§ **TASK TO CARRY OUT**
Please, without the pictures, retype exactly the lines from the start of the material through the line that holds "import * as".

§ **DATASET CONTENT**

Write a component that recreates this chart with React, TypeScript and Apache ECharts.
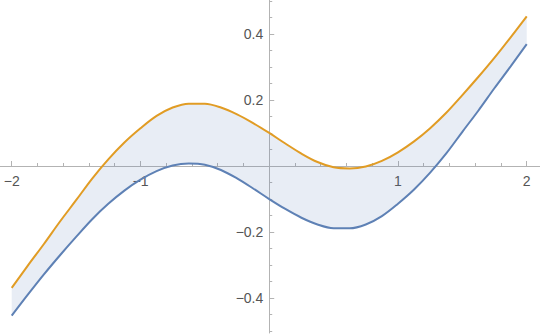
import React, { useEffect, useRef } from "react";
import * as echarts from "echarts";

const xValues = [
  -2, -1.875, -1.75, -1.625, -1.5, -1.375, -1.25, -1.125, -1, -0.875, -0.75, -0.625, -0.5, -0.375, -0.25, -0.125,
  0, 0.125, 0.25, 0.375, 0.5, 0.625, 0.75, 0.875, 1, 1.125, 1.25, 1.375, 1.5, 1.625, 1.75, 1.875, 2,
];
const lowerCurve = [
  -0.453, -0.3895, -0.328, -0.27, -0.2145, -0.161, -0.1145, -0.0745, -0.0415, -0.0155, 0.0015, 0.0075, 0.004, -0.012, -0.0375, -0.068,
  -0.1, -0.13, -0.1565, -0.177, -0.1883, -0.1887, -0.177, -0.1515, -0.114, -0.071, -0.02, 0.038, 0.1035, 0.168, 0.236, 0.3015, 0.369,
];
const upperCurve = [
  -0.369, -0.3015, -0.236, -0.168, -0.1035, -0.038, 0.02, 0.071, 0.114, 0.1515, 0.177, 0.1887, 0.1883, 0.177, 0.1565, 0.13,
  0.1, 0.068, 0.0375, 0.012, -0.004, -0.0075, -0.0015, 0.0155, 0.0415, 0.0745, 0.1145, 0.161, 0.2145, 0.27, 0.328, 0.3895, 0.453,
];
const xTickValues = [-2, -1, 0, 1, 2];
const xLabelValues = [-2, -1, 1, 2];
const yTickValues = [-0.4, -0.2, 0, 0.2, 0.4];
const yLabelValues = [-0.4, -0.2, 0.2, 0.4];

const BLUE = "#5e81b5";
const ORANGE = "#e19c24";
const AXIS = "#b3b3b3";
const LABEL = "#555555";
const FONT = "'Liberation Sans', Arial, Helvetica, sans-serif";

const X_MIN = -2.091;
const X_MAX = 2.103;
const Y_MIN = -0.5053;
const Y_MAX = 0.5023;

function fmt(v: number, digits: number): string {
  if (Math.abs(v) < 1e-9) return "";
  const s = digits > 0 ? v.toFixed(digits) : String(Math.round(v));
  return s.replace("-", "\u2212");
}

export default function App() {
  const ref = useRef<HTMLDivElement>(null);
  useEffect(() => {
    document.body.style.margin = "0";
    if (!ref.current) return;
    const chart = echarts.init(ref.current, undefined, { renderer: "svg" });
    const lowerYX = xValues.map((x, i) => [lowerCurve[i], x]);
    const bandYX = xValues.map((x, i) => [upperCurve[i] - lowerCurve[i], x]);
    const lowerData = xValues.map((x, i) => [x, lowerCurve[i]]);
    const upperData = xValues.map((x, i) => [x, upperCurve[i]]);
    const labelStyle = { color: LABEL, fontSize: 14, fontFamily: FONT };
    const SMOOTH = 0.35;
    chart.setOption({
      animation: false,
      grid: { left: 0, right: 0, top: 0, bottom: 2, containLabel: false, outerBoundsMode: "none" },
      xAxis: [
        {
          type: "value",
          min: X_MIN,
          max: X_MAX,
          splitNumber: 5,
          axisLine: { show: true, onZero: true, lineStyle: { color: AXIS, width: 1 } },
          axisTick: { show: true, inside: true, length: 5, customValues: xTickValues, lineStyle: { color: AXIS, width: 1 } },
          minorTick: { show: true, splitNumber: 5, length: 3, lineStyle: { color: AXIS, width: 1 } },
          splitLine: { show: false },
          minorSplitLine: { show: false },
          axisLabel: { show: false },
        },
        {
          type: "value",
          position: "bottom",
          min: X_MIN,
          max: X_MAX,
          offset: -167,
          axisLine: { show: false, onZero: false },
          axisTick: { show: false },
          splitLine: { show: false },
          axisLabel: { ...labelStyle, margin: 8, customValues: xLabelValues, formatter: (v: number) => fmt(v, 0) },
        },
      ],
      yAxis: [
        {
          type: "value",
          min: Y_MIN,
          max: Y_MAX,
          splitNumber: 5,
          axisLine: { show: true, onZero: true, lineStyle: { color: AXIS, width: 1 } },
          axisTick: { show: true, inside: true, length: 5, customValues: yTickValues, lineStyle: { color: AXIS, width: 1 } },
          minorTick: { show: true, splitNumber: 4, length: 3, lineStyle: { color: AXIS, width: 1 } },
          splitLine: { show: false },
          minorSplitLine: { show: false },
          axisLabel: { show: false },
        },
        {
          type: "value",
          position: "left",
          min: Y_MIN,
          max: Y_MAX,
          offset: -269.3,
          axisLine: { show: false, onZero: false },
          axisTick: { show: false },
          splitLine: { show: false },
          axisLabel: { ...labelStyle, margin: 6, customValues: yLabelValues, formatter: (v: number) => fmt(v, 1) },
        },
      ],
      series: [
        {
          name: "base",
          type: "line",
          data: lowerYX,
          encode: { x: 1, y: 0 },
          stack: "band",
          stackStrategy: "all",
          smooth: SMOOTH,
          symbol: "none",
          lineStyle: { opacity: 0 },
          silent: true,
        },
        {
          name: "band",
          type: "line",
          data: bandYX,
          encode: { x: 1, y: 0 },
          stack: "band",
          stackStrategy: "all",
          smooth: SMOOTH,
          symbol: "none",
          lineStyle: { opacity: 0 },
          areaStyle: { color: "rgba(94,129,181,0.2)" },
          silent: true,
        },
        {
          name: "lower",
          type: "line",
          data: lowerData,
          smooth: SMOOTH,
          symbol: "none",
          lineStyle: { color: BLUE, width: 2 },
        },
        {
          name: "upper",
          type: "line",
          data: upperData,
          smooth: SMOOTH,
          symbol: "none",
          lineStyle: { color: ORANGE, width: 2 },
        },
      ],
    });
    return () => chart.dispose();
  }, []);
  return <div ref={ref} style={{ width: 540, height: 335 }} />;
}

§ **REPLY**
Write a component that recreates this chart with React, TypeScript and Apache ECharts.
import React, { useEffect, useRef } from "react";
import * as echarts from "echarts";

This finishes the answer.